When we talk about State Capture, some people imagine a Head of State being held captive and confined in isolation while the captors run the affairs of the country. As long as citizens see President Edgar Lungu flying around and visiting their towns to commission projects with the Coat of Arms on the Presidential motorcade, they think everything is in place and the man is in control of the presidency.

We are afraid that things are not as they appear to be in Zambia. The governance system in our country has allowed private businesses to significantly influence the state’s decision-making processes to their own advantage. And that is the simple definition of State Capture.

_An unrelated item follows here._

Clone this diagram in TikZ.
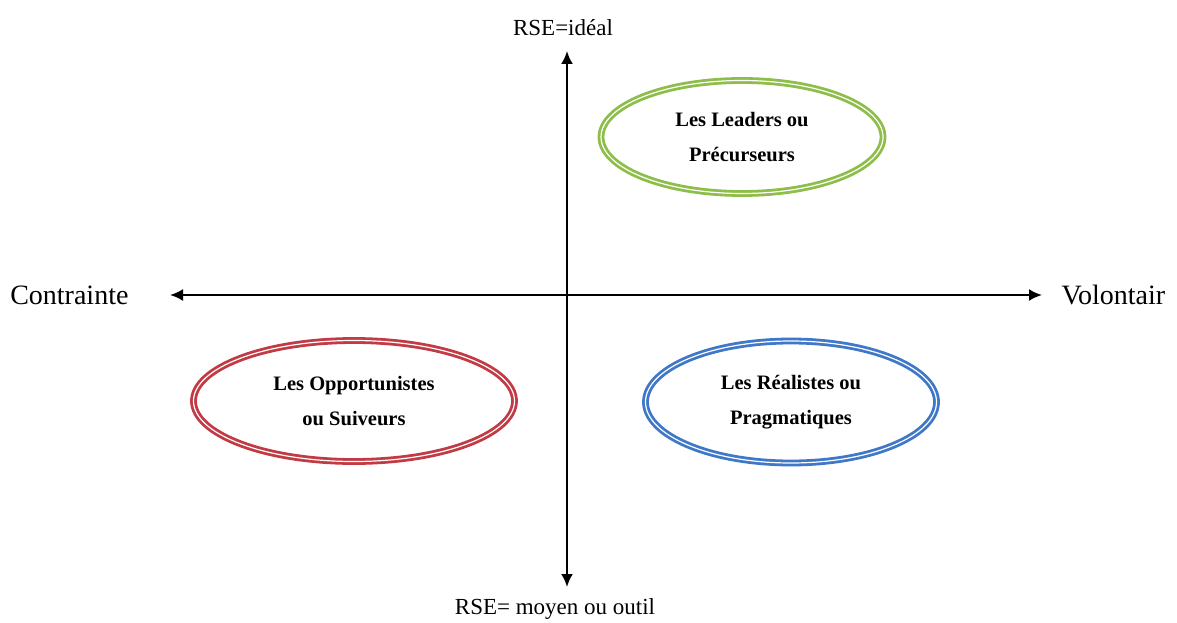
\documentclass[tikz,border=0pt]{standalone}
\usepackage{fontspec}
\setmainfont{Liberation Serif}
\usetikzlibrary{positioning,arrows.meta,shapes.geometric}
\definecolor{rseGreen}{HTML}{8DBE4A}
\definecolor{rseRed}{HTML}{C23A44}
\definecolor{rseBlue}{HTML}{3F78C8}

\begin{document}
\begin{tikzpicture}[x=1pt, y=-1pt,
      group/.style={ellipse, draw, double=white, line width=2.8pt,
        double distance=1.2pt, inner sep=0pt, align=center,
        font=\fontsize{20.5}{35}\selectfont\bfseries},
      lab/.style={font=\fontsize{23}{26}\selectfont},
      sidelab/.style={font=\fontsize{28}{30}\selectfont},
      arr/.style={{Latex[length=13pt,width=12pt]}-{Latex[length=13pt,width=12pt]},
        line width=2.2pt}]
    \useasboundingbox (0,0) rectangle (1177,623);
    % axes
    \coordinate (north) at (567,51);
    \coordinate (south) at (567,587);
    \coordinate (west) at (170,295);
    \coordinate (east) at (1042,295);
    \draw[arr] (south) -- (north);
    \draw[arr] (west) -- (east);
    \node[lab, above=12pt of north, xshift=-4pt] (ideal) {RSE=idéal};
    \node[lab, below=8pt of south, xshift=-12pt] (outil) {RSE= moyen ou outil};
    \node[sidelab, left=38pt of west] (contr) {Contrainte};
    \node[sidelab, right=16pt of east] (volont) {Volontair};
    % groups
    \node[group, draw=rseGreen, minimum width=282, minimum height=113]
      (lead) at (742,137) {Les Leaders ou\\Précurseurs};
    \node[group, draw=rseRed, minimum width=321, minimum height=121]
      (oppo) at (354,401) {Les Opportunistes\\ou Suiveurs};
    \node[group, draw=rseBlue, minimum width=291, minimum height=122]
      (real) at (791,402) {Les Réalistes ou\\Pragmatiques};
  \end{tikzpicture}
\end{document}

It starts slow, but eventually as the captors become more and more confident of their authority of the captured state, they begin to show themselves to the public. This is what we felt when we saw Lusaka businessman Valden Findlay alighting from the brand new US$130 million presidential jet behind President Lungu in Ndola on April 2.

To date, we have not found the answers. What was Mr Findlay doing on the presidential entourage during that three-day state visit? Is he one of the State House advisors or an advisor to the President’s advisors perhaps? When this businessman was posing on pictures with the President and Cabinet ministers during the Reed Dance in eSwatini, we were told that he is a successful businessman who could afford his own air ticket to the event. But what about in Ndola? Who paid for his travel, food and accommodation?

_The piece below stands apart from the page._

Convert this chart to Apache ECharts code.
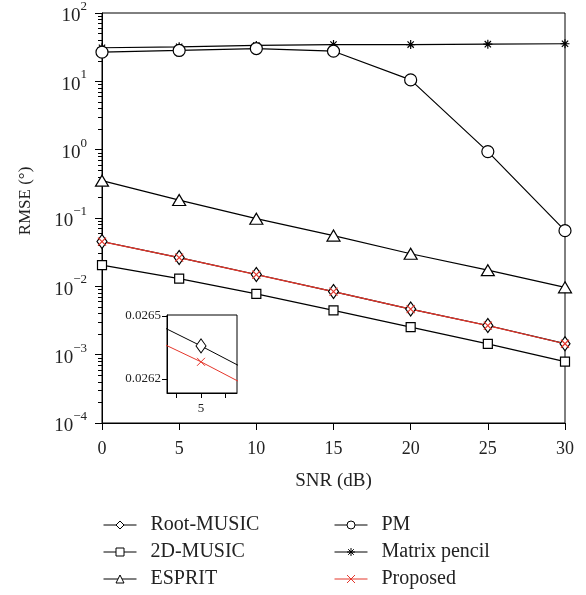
<!DOCTYPE html>
<html>
<head>
<meta charset="utf-8">
<script src="https://cdn.jsdelivr.net/npm/echarts@6/dist/echarts.min.js"></script>
<style>html,body{margin:0;padding:0;background:#fff}#c{width:586px;height:595px}</style>
</head>
<body>
<div id="c"></div>
<script>
// ---- data ----
var snr = [0, 5, 10, 15, 20, 25, 30];
var rootMusic = [0.0453, 0.02636, 0.0149, 0.00838, 0.00465, 0.00267, 0.00145];
var music2D = [0.0204, 0.0130, 0.00776, 0.00445, 0.00253, 0.00144, 0.00079];
var esprit = [0.352, 0.183, 0.0977, 0.0553, 0.030, 0.01725, 0.00966];
var pm = [26.7, 28.3, 30.2, 27.6, 10.5, 0.937, 0.0653];
var matrixPencil = [31, 32, 33.5, 34.5, 34.5, 35, 35.5];
var proposed = [0.0451, 0.02628, 0.01485, 0.00835, 0.00463, 0.00266, 0.001445];
// inset (zoom around SNR = 5 dB)
var insetX = [4, 5, 6];
var insetRoot = [0.026474, 0.026357, 0.026234];
var insetProposed = [0.026393, 0.026281, 0.026158];
var insetYTicks = [0.0262, 0.0265];
var insetXTicks = [4.5, 5, 5.5];
var insetXLabels = [5];
var legendLeft = ['Root-MUSIC', '2D-MUSIC', 'ESPRIT'];
var legendRight = ['PM', 'Matrix pencil', 'Proposed'];

var FONT = 'Liberation Serif';
var RED = '#e4362b';
var LW = 1.2;
var minorTicks = [];
for (var d = -4; d < 2; d++) {
  for (var k = 2; k <= 9; k++) minorTicks.push(d + Math.log10(k));
}
function pairs(xs, v, logT) {
  return xs.map(function (x, i) { return [x, logT ? Math.log10(v[i]) : v[i]]; });
}
var starPath = 'path://M0,5L10,5M5,0L5,10M1.5,1.5L8.5,8.5M8.5,1.5L1.5,8.5';
var xPath = 'path://M0,0L10,10M10,0L0,10';

function mkSeries(name, vals, symbol, size, color) {
  var hollow = (symbol.indexOf('path://') === 0);
  return {
    name: name, type: 'line', xAxisIndex: 0, yAxisIndex: 0,
    data: pairs(snr, vals, true),
    symbol: symbol, symbolSize: size, showAllSymbol: true,
    lineStyle: { color: color, width: LW },
    itemStyle: { color: hollow ? 'rgba(255,255,255,0)' : '#fff', borderColor: color, borderWidth: LW },
    emphasis: { disabled: true },
    animation: false, z: 3
  };
}

var chart = echarts.init(document.getElementById('c'), null, { renderer: 'canvas' });
function mkLegend(left, top, name) {
  return {
    left: left, top: top, orient: 'horizontal', padding: 0,
    itemWidth: 33, itemHeight: 10, data: [name], selectedMode: false,
    lineStyle: { width: 1 },
    itemStyle: { borderWidth: 1 },
    textStyle: { fontFamily: FONT, fontSize: 20, color: '#222', padding: [0, 0, 0, 9] }
  };
}
var legends = [];
legendLeft.forEach(function (n, i) { legends.push(mkLegend(103, 515 + i * 27, n)); });
legendRight.forEach(function (n, i) { legends.push(mkLegend(334, 515 + i * 27, n)); });

chart.setOption({
  backgroundColor: '#fff',
  animation: false,
  legend: legends,
  grid: [
    { left: 102, top: 8, width: 463, height: 415, show: true, borderColor: '#000', borderWidth: 1, backgroundColor: 'transparent' },
    { left: 167, top: 315, width: 70, height: 78, show: true, borderColor: '#000', borderWidth: 1, backgroundColor: '#fff', z: 5 }
  ],
  xAxis: [
    {
      gridIndex: 0, type: 'value', min: 0, max: 30, interval: 5,
      name: 'SNR (dB)', nameLocation: 'middle', nameGap: 49,
      nameTextStyle: { fontFamily: FONT, fontSize: 19, color: '#222' },
      axisLine: { onZero: false, lineStyle: { color: '#000', width: 1 } },
      axisTick: { length: 7, lineStyle: { color: '#000' } },
      axisLabel: { fontFamily: FONT, fontSize: 18, color: '#222', margin: 17 },
      splitLine: { show: false }
    },
    {
      gridIndex: 1, type: 'value', min: 4.31, max: 5.73, z: 6,
      axisLine: { onZero: false, lineStyle: { color: '#000', width: 1 } },
      axisTick: { length: 5, customValues: insetXTicks, lineStyle: { color: '#000' } },
      axisLabel: { fontFamily: FONT, fontSize: 13, color: '#222', margin: 9, customValues: insetXLabels },
      splitLine: { show: false }
    }
  ],
  yAxis: [
    {
      gridIndex: 0, type: 'value', position: 'left', min: -4, max: 2, interval: 1,
      name: 'RMSE (°)', nameLocation: 'middle', nameGap: 68,
      nameTextStyle: { fontFamily: FONT, fontSize: 17, color: '#222', padding: [0, 0, 0, 34] },
      axisLine: { onZero: false, lineStyle: { color: '#000', width: 1 } },
      axisTick: { length: 7, lineStyle: { color: '#000' } },
      axisLabel: {
        margin: 15,
        formatter: function (v) { return '{b|10}{s|' + (v < 0 ? '−' : '') + Math.abs(v) + '}'; },
        rich: {
          b: { fontFamily: FONT, fontSize: 19, color: '#222', lineHeight: 26, verticalAlign: 'bottom' },
          s: { fontFamily: FONT, fontSize: 13, color: '#222', lineHeight: 26, verticalAlign: 'top' }
        }
      },
      splitLine: { show: false }
    },
    {
      gridIndex: 0, type: 'value', position: 'left', min: -4, max: 2,
      axisLine: { show: false, onZero: false },
      axisTick: { length: 4, customValues: minorTicks, lineStyle: { color: '#000' } },
      axisLabel: { show: false },
      splitLine: { show: false }
    },
    {
      gridIndex: 1, type: 'value', min: 0.026132, max: 0.026505, z: 6,
      axisLine: { onZero: false, lineStyle: { color: '#000', width: 1 } },
      axisTick: { length: 5, customValues: insetYTicks, lineStyle: { color: '#000' } },
      axisLabel: {
        fontFamily: FONT, fontSize: 13, color: '#222', margin: 6, customValues: insetYTicks,
        formatter: function (v) { return v.toFixed(4); }
      },
      splitLine: { show: false }
    }
  ],
  series: [
    mkSeries('Matrix pencil', matrixPencil, starPath, 9, '#000'),
    mkSeries('PM', pm, 'circle', 12, '#000'),
    mkSeries('ESPRIT', esprit, 'triangle', [13, 11], '#000'),
    mkSeries('2D-MUSIC', music2D, 'rect', 9, '#000'),
    mkSeries('Root-MUSIC', rootMusic, 'diamond', [10, 14], '#000'),
    mkSeries('Proposed', proposed, xPath, 8, RED),
    {
      name: 'inset-root', type: 'line', xAxisIndex: 1, yAxisIndex: 2, z: 7,
      data: pairs(insetX, insetRoot, false), clip: true,
      symbol: 'diamond', symbolSize: [10, 14],
      lineStyle: { color: '#000', width: 1 },
      itemStyle: { color: '#fff', borderColor: '#000', borderWidth: 1 },
      emphasis: { disabled: true }
    },
    {
      name: 'inset-proposed', type: 'line', xAxisIndex: 1, yAxisIndex: 2, z: 7,
      data: pairs(insetX, insetProposed, false), clip: true,
      symbol: xPath, symbolSize: 8,
      lineStyle: { color: RED, width: 1 },
      itemStyle: { color: 'rgba(255,255,255,0)', borderColor: RED, borderWidth: 1 },
      emphasis: { disabled: true }
    }
  ]
});
</script>
</body>
</html>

We are seeing this man having a jolly ride in the Gulfstream, even before our Republican Vice-President tests the comfort of that Ferrari in the sky that we, the citizens are being forced to pay for. What is going on? What kind of conversations does President Lungu hold with this businessman when they are flying together on presidential duty? How can State House convince citizens that the President is not being influenced by private businessmen like Mr Findlay to make wrong decisions for the country?

As journalists, we have never heard of a State House event where the President held bilateral talks with this man. There has never been a press conference at any ministry or at his house where Mr Findlay explained what investment opportunities he is pursuing in government. But what we see is that he is part and parcel of the presidency? What role is he playing in the governance of our country? Was Mr Findlay involved in the procurement transaction for the presidential plane? We don’t understand this friendship that is being financed by taxpayers money.

This is the State Capture that we are talking about. When private interests begin to influence formal government procedures in areas such as Constitution reforms and resource distribution, or when businesses gain control of individual government leaders and entice them to manipulate state policies and laws in their favour, then you have State Capture in place. Although Mr Lungu is moving about like a free man, there is no one who can deny that private interests are controlling his presidency and the running of state affairs in our country. He is a captured President.

Ironically, State Capture may not appear to be illegal on first sight, because, indeed, those in government are free to have friends who own private business. In fact, this is the excuse that President Lungu has been using to defend his questionable association with ‘tenderpreneurs’. He knows that his dealings with those private interests are never overt, and cannot be easily exposed using legal processes because the judiciary has been subverted by the same captors.

But when you consider the fact that these business persons use political connections to secure government procurement contracts, you find that there is corruption written all over their relationships. That is where State Capture becomes a crime that affects the rest of the poor innocent citizens.

The collapse of governance institutions is not something that is unknown to President Lungu, he is fully aware of where the rot is, but he can’t do anything about it. Mr Lungu is in too deep and he is being held captive by those whom he has done dirty deals with in the past. Many wrongdoers in this government feel safe because they have dossiers on the President; he owes them the responsibility of shielding them from the law.

But we are here to tell President Lungu once again that Mr Findlay was not elected by the citizens of Zambia. His interest starts with profit and ends with more profit. When time for reckoning comes, it is the elected President whom the citizens will hold accountable. These businessmen you are sharing state power and resources with will not be there to defend you. Yes, power is sweet, but it has a horrible aftertaste.